基于连续体结构的拓扑优化理论，将无网格伽辽金数值方法引入分布式大变形柔性机构拓扑优化设计，并解决了优化中的几何非线性问题。在优化问题中，基于各向同性固体材料惩罚模型（solidisotropic material with penalization,SIMP)和折衷规划法，同时考虑结构的柔性和刚度要求，建立了柔性机构拓扑优化的多准则优化模型，并利用优化准则法求解。采用无网格伽辽金法将求解域离散成节点，避免了有限元方法在处理大变形问题时由于使用网格而产生网格畸变等问题。求解经典算例，与基于线性理论的优化结果相比较分析，说明了该方法的正确性和有效性。

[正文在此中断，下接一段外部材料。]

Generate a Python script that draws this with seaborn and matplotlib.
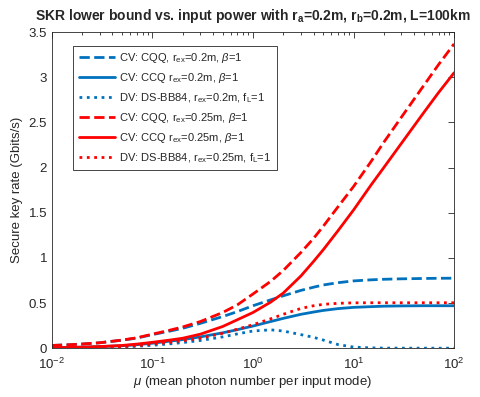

Based on the continuum structural topology optimization,the
element-free Galerkin method was applied to design large-displacement compliant mechanisms with geometrical nonlinearities.The multi-criteria mathematical formulation was developed using the SIMP（solidisotropic material with penalization）interpolation scheme and compromise programming,in which the mechanical flexibility and structural stiffness were both considered as the prescribed performances to be optimized. The optimization formulation was solved by optimality criteria method.

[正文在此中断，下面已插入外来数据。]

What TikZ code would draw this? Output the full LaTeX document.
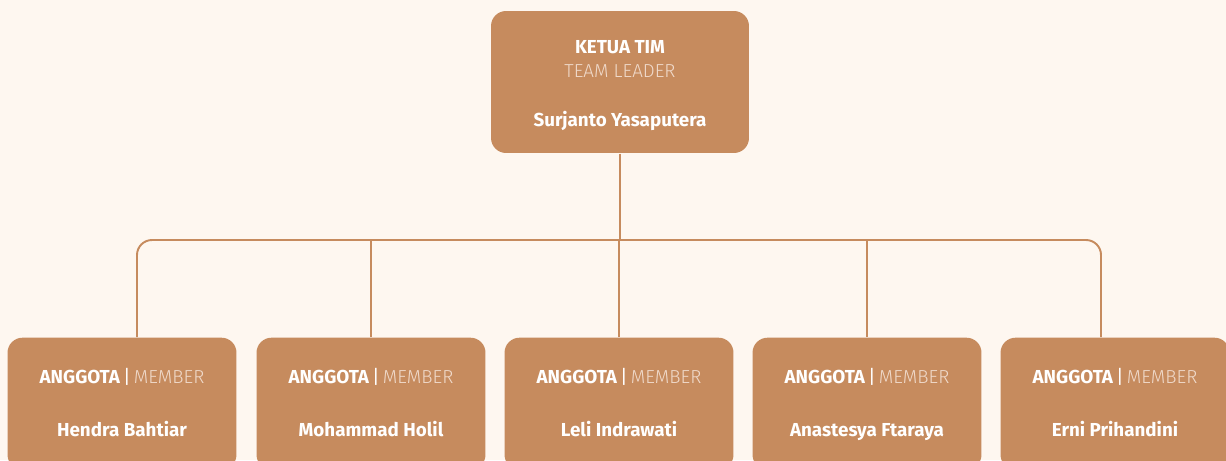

The element-free Galerkin method was employed to discretize the design
domain with the aim of avoiding the undesired mesh distortion caused by adopting finite element methods to deal with geometrical nonlinear problems.Numerical examples have been presented to demonstrate the effectiveness of
the proposed approaches by analyzing the results derived from linear and nonlinear cases,respectively.